▶ [Supplied material]:
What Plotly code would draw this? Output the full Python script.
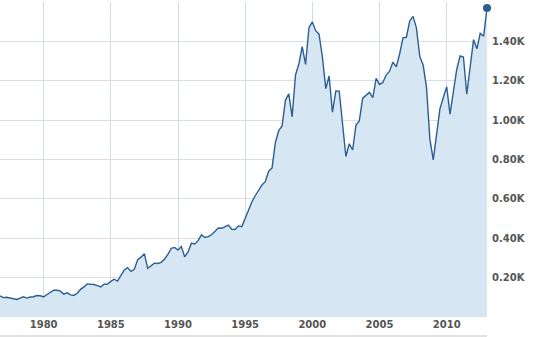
import plotly.graph_objects as go

# Quarterly values (dated at quarter start), 1976 Q4 .. 2013 Q1
quarters = [
    "1976-10-01",
    "1977-01-01", "1977-04-01", "1977-07-01", "1977-10-01",
    "1978-01-01", "1978-04-01", "1978-07-01", "1978-10-01",
    "1979-01-01", "1979-04-01", "1979-07-01", "1979-10-01",
    "1980-01-01", "1980-04-01", "1980-07-01", "1980-10-01",
    "1981-01-01", "1981-04-01", "1981-07-01", "1981-10-01",
    "1982-01-01", "1982-04-01", "1982-07-01", "1982-10-01",
    "1983-01-01", "1983-04-01", "1983-07-01", "1983-10-01",
    "1984-01-01", "1984-04-01", "1984-07-01", "1984-10-01",
    "1985-01-01", "1985-04-01", "1985-07-01", "1985-10-01",
    "1986-01-01", "1986-04-01", "1986-07-01", "1986-10-01",
    "1987-01-01", "1987-04-01", "1987-07-01", "1987-10-01",
    "1988-01-01", "1988-04-01", "1988-07-01", "1988-10-01",
    "1989-01-01", "1989-04-01", "1989-07-01", "1989-10-01",
    "1990-01-01", "1990-04-01", "1990-07-01", "1990-10-01",
    "1991-01-01", "1991-04-01", "1991-07-01", "1991-10-01",
    "1992-01-01", "1992-04-01", "1992-07-01", "1992-10-01",
    "1993-01-01", "1993-04-01", "1993-07-01", "1993-10-01",
    "1994-01-01", "1994-04-01", "1994-07-01", "1994-10-01",
    "1995-01-01", "1995-04-01", "1995-07-01", "1995-10-01",
    "1996-01-01", "1996-04-01", "1996-07-01", "1996-10-01",
    "1997-01-01", "1997-04-01", "1997-07-01", "1997-10-01",
    "1998-01-01", "1998-04-01", "1998-07-01", "1998-10-01",
    "1999-01-01", "1999-04-01", "1999-07-01", "1999-10-01",
    "2000-01-01", "2000-04-01", "2000-07-01", "2000-10-01",
    "2001-01-01", "2001-04-01", "2001-07-01", "2001-10-01",
    "2002-01-01", "2002-04-01", "2002-07-01", "2002-10-01",
    "2003-01-01", "2003-04-01", "2003-07-01", "2003-10-01",
    "2004-01-01", "2004-04-01", "2004-07-01", "2004-10-01",
    "2005-01-01", "2005-04-01", "2005-07-01", "2005-10-01",
    "2006-01-01", "2006-04-01", "2006-07-01", "2006-10-01",
    "2007-01-01", "2007-04-01", "2007-07-01", "2007-10-01",
    "2008-01-01", "2008-04-01", "2008-07-01", "2008-10-01",
    "2009-01-01", "2009-04-01", "2009-07-01", "2009-10-01",
    "2010-01-01", "2010-04-01", "2010-07-01", "2010-10-01",
    "2011-01-01", "2011-04-01", "2011-07-01", "2011-10-01",
    "2012-01-01", "2012-04-01", "2012-07-01", "2012-10-01",
    "2013-01-01",
]

values = [
    107.5,
    98.4, 100.5, 96.5, 95.1,
    89.2, 95.5, 102.5, 96.1,
    101.6, 102.9, 109.3, 107.9,
    102.1, 114.2, 125.5, 135.8,
    136.0, 131.2, 116.2, 122.6,
    112.0, 109.6, 120.4, 140.6,
    153.0, 168.1, 166.1, 164.9,
    159.2, 153.2, 166.1, 167.2,
    180.7, 191.9, 182.1, 211.3,
    238.9, 250.8, 231.3, 242.2,
    291.7, 304.0, 321.8, 247.1,
    258.9, 273.5, 271.9, 277.7,
    294.9, 318.0, 349.2, 353.4,
    339.9, 358.0, 306.1, 330.2,
    375.2, 371.2, 387.9, 417.1,
    403.7, 408.1, 417.8, 435.7,
    451.7, 450.5, 458.9, 466.5,
    445.8, 444.3, 462.7, 459.3,
    500.7, 544.8, 584.4, 615.9,
    645.5, 670.6, 687.3, 740.7,
    757.1, 885.1, 947.3, 970.4,
    1101.8, 1133.8, 1017.0, 1229.2,
    1286.4, 1372.7, 1282.7, 1469.3,
    1498.6, 1454.6, 1436.5, 1320.3,
    1160.3, 1224.4, 1040.9, 1148.1,
    1147.4, 989.8, 815.3, 879.8,
    848.2, 974.5, 996.0, 1111.9,
    1126.2, 1140.8, 1114.6, 1211.9,
    1180.6, 1191.3, 1228.8, 1248.3,
    1294.8, 1270.2, 1335.9, 1418.3,
    1420.9, 1503.4, 1526.8, 1468.4,
    1322.7, 1280.0, 1166.4, 903.3,
    797.9, 919.3, 1057.1, 1115.1,
    1169.4, 1030.7, 1141.2, 1257.6,
    1325.8, 1320.6, 1131.4, 1257.6,
    1408.5, 1362.2, 1440.7, 1426.2,
    1569.2,
]

x_tick_years = ["1980-01-01", "1985-01-01", "1990-01-01", "1995-01-01",
                "2000-01-01", "2005-01-01", "2010-01-01"]
x_tick_labels = ["1980", "1985", "1990", "1995", "2000", "2005", "2010"]

y_tick_vals = [0, 200, 400, 600, 800, 1000, 1200, 1400, 1600]
y_tick_labels = ["", "0.20K", "0.40K", "0.60K", "0.80K", "1.00K", "1.20K", "1.40K", ""]

LINE = "#2b5f91"
FILL = "#d6e6f2"

fig = go.Figure()
fig.add_trace(go.Scatter(
    x=quarters, y=values, mode="lines",
    line=dict(color=LINE, width=1.4),
    fill="tozeroy", fillcolor=FILL,
    hoverinfo="skip", showlegend=False,
))
fig.add_trace(go.Scatter(
    x=[quarters[-1]], y=[values[-1]], mode="markers",
    marker=dict(color=LINE, size=8),
    cliponaxis=False, hoverinfo="skip", showlegend=False,
))

fig.update_layout(
    width=542, height=337,
    margin=dict(l=0, r=55, t=2, b=20),
    paper_bgcolor="white", plot_bgcolor="white",
    font=dict(family="DejaVu Sans", size=10, color="#555555"),
    hovermode=False,
    xaxis=dict(
        type="date",
        range=[quarters[0], quarters[-1]],
        tickvals=x_tick_years, ticktext=x_tick_labels,
        showgrid=True, gridcolor="#cfdce8", gridwidth=1,
        zeroline=False, showline=False, ticks="",
        automargin=False,
        tickfont=dict(family="DejaVu Sans", size=10, color="#555555", weight="bold"),
    ),
    yaxis=dict(
        side="right",
        range=[0, 1600],
        tickvals=y_tick_vals, ticktext=y_tick_labels,
        showgrid=True, gridcolor="#d6dee6", gridwidth=1,
        zeroline=False, showline=False, ticks="",
        automargin=False,
        ticklabelstandoff=4,
        tickfont=dict(family="DejaVu Sans", size=10, color="#555555", weight="bold"),
    ),
    shapes=[dict(
        type="rect", xref="paper", yref="paper",
        x0=0, x1=1, y0=-0.066, y1=-0.057,
        fillcolor="#e2e2e2", line=dict(width=0), layer="above",
    )],
)

fig.write_html(
    "out.html",
    config={"displayModeBar": False, "staticPlot": True},
    post_script="document.body.style.margin='0';document.body.style.padding='0';",
)
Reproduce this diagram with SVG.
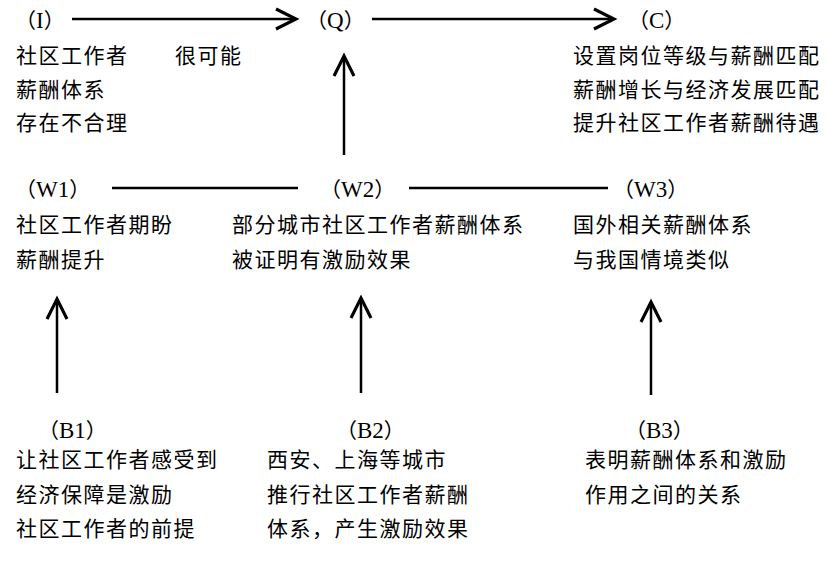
<svg xmlns="http://www.w3.org/2000/svg" width="827" height="564" viewBox="0 0 827 564">
<style>
  text { font-family: "Noto Sans CJK SC", "Liberation Serif", sans-serif; font-size: 21px; fill: #000; letter-spacing: 1.5px; }
  .lbl { letter-spacing: 0; }
  .lat { font-family: "Liberation Serif", serif; font-size: 23px; }
  .conn { stroke: #000; stroke-width: 2.5; fill: none; }
</style>
<defs>
  <marker id="arr" markerUnits="userSpaceOnUse" markerWidth="30" markerHeight="30" viewBox="-20 -12 24 24" refX="0" refY="0" orient="auto">
    <path d="M-16,-8 L0,0 L-16,8" fill="none" stroke="#000" stroke-width="2.5" stroke-linejoin="miter"/>
  </marker>
</defs>
<rect width="827" height="564" fill="#fff"/>

<g id="connectors">
  <line class="conn" x1="72" y1="19" x2="296" y2="19" marker-end="url(#arr)"/>
  <line class="conn" x1="372" y1="19" x2="614" y2="19" marker-end="url(#arr)"/>
  <line class="conn" x1="344" y1="155" x2="344" y2="56" marker-end="url(#arr)"/>
  <line class="conn" x1="112" y1="188" x2="298" y2="188"/>
  <line class="conn" x1="409" y1="188" x2="608" y2="188"/>
  <line class="conn" x1="57" y1="393" x2="57" y2="299" marker-end="url(#arr)"/>
  <line class="conn" x1="361" y1="393" x2="361" y2="298" marker-end="url(#arr)"/>
  <line class="conn" x1="651" y1="395" x2="651" y2="302" marker-end="url(#arr)"/>
</g>

<g id="node-I">
  <text class="lbl" x="15" y="28">（<tspan class="lat">I</tspan>）</text>
  <text x="16" y="63">社区工作者</text>
  <text x="16" y="97">薪酬体系</text>
  <text x="16" y="130">存在不合理</text>
</g>
<g id="edge-label-I-Q">
  <text x="175" y="63">很可能</text>
</g>
<g id="node-Q">
  <text class="lbl" x="306" y="28">（<tspan class="lat">Q</tspan>）</text>
</g>
<g id="node-C">
  <text class="lbl" x="628" y="28">（<tspan class="lat">C</tspan>）</text>
  <text x="573" y="63">设置岗位等级与薪酬匹配</text>
  <text x="573" y="97">薪酬增长与经济发展匹配</text>
  <text x="573" y="130">提升社区工作者薪酬待遇</text>
</g>

<g id="node-W1">
  <text class="lbl" x="15" y="197">（<tspan class="lat">W1</tspan>）</text>
  <text x="16" y="232">社区工作者期盼</text>
  <text x="16" y="267">薪酬提升</text>
</g>
<g id="node-W2">
  <text class="lbl" x="320" y="197">（<tspan class="lat">W2</tspan>）</text>
  <text x="232" y="232">部分城市社区工作者薪酬体系</text>
  <text x="232" y="267">被证明有激励效果</text>
</g>
<g id="node-W3">
  <text class="lbl" x="613" y="197">（<tspan class="lat">W3</tspan>）</text>
  <text x="573" y="232">国外相关薪酬体系</text>
  <text x="573" y="267">与我国情境类似</text>
</g>

<g id="node-B1">
  <text class="lbl" x="38" y="438">（<tspan class="lat">B1</tspan>）</text>
  <text x="16" y="467">让社区工作者感受到</text>
  <text x="16" y="502">经济保障是激励</text>
  <text x="16" y="536">社区工作者的前提</text>
</g>
<g id="node-B2">
  <text class="lbl" x="336" y="438">（<tspan class="lat">B2</tspan>）</text>
  <text x="267" y="467">西安、上海等城市</text>
  <text x="267" y="502">推行社区工作者薪酬</text>
  <text x="267" y="536">体系，产生激励效果</text>
</g>
<g id="node-B3">
  <text class="lbl" x="625" y="438">（<tspan class="lat">B3</tspan>）</text>
  <text x="585" y="467">表明薪酬体系和激励</text>
  <text x="585" y="502">作用之间的关系</text>
</g>
</svg>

▶ [Problem to solve]: Select and copy every line of the listing with the word "this".

▶ [Solution to the exercise]:
What Plotly code would draw this? Output the full Python script.
Reproduce this diagram with SVG.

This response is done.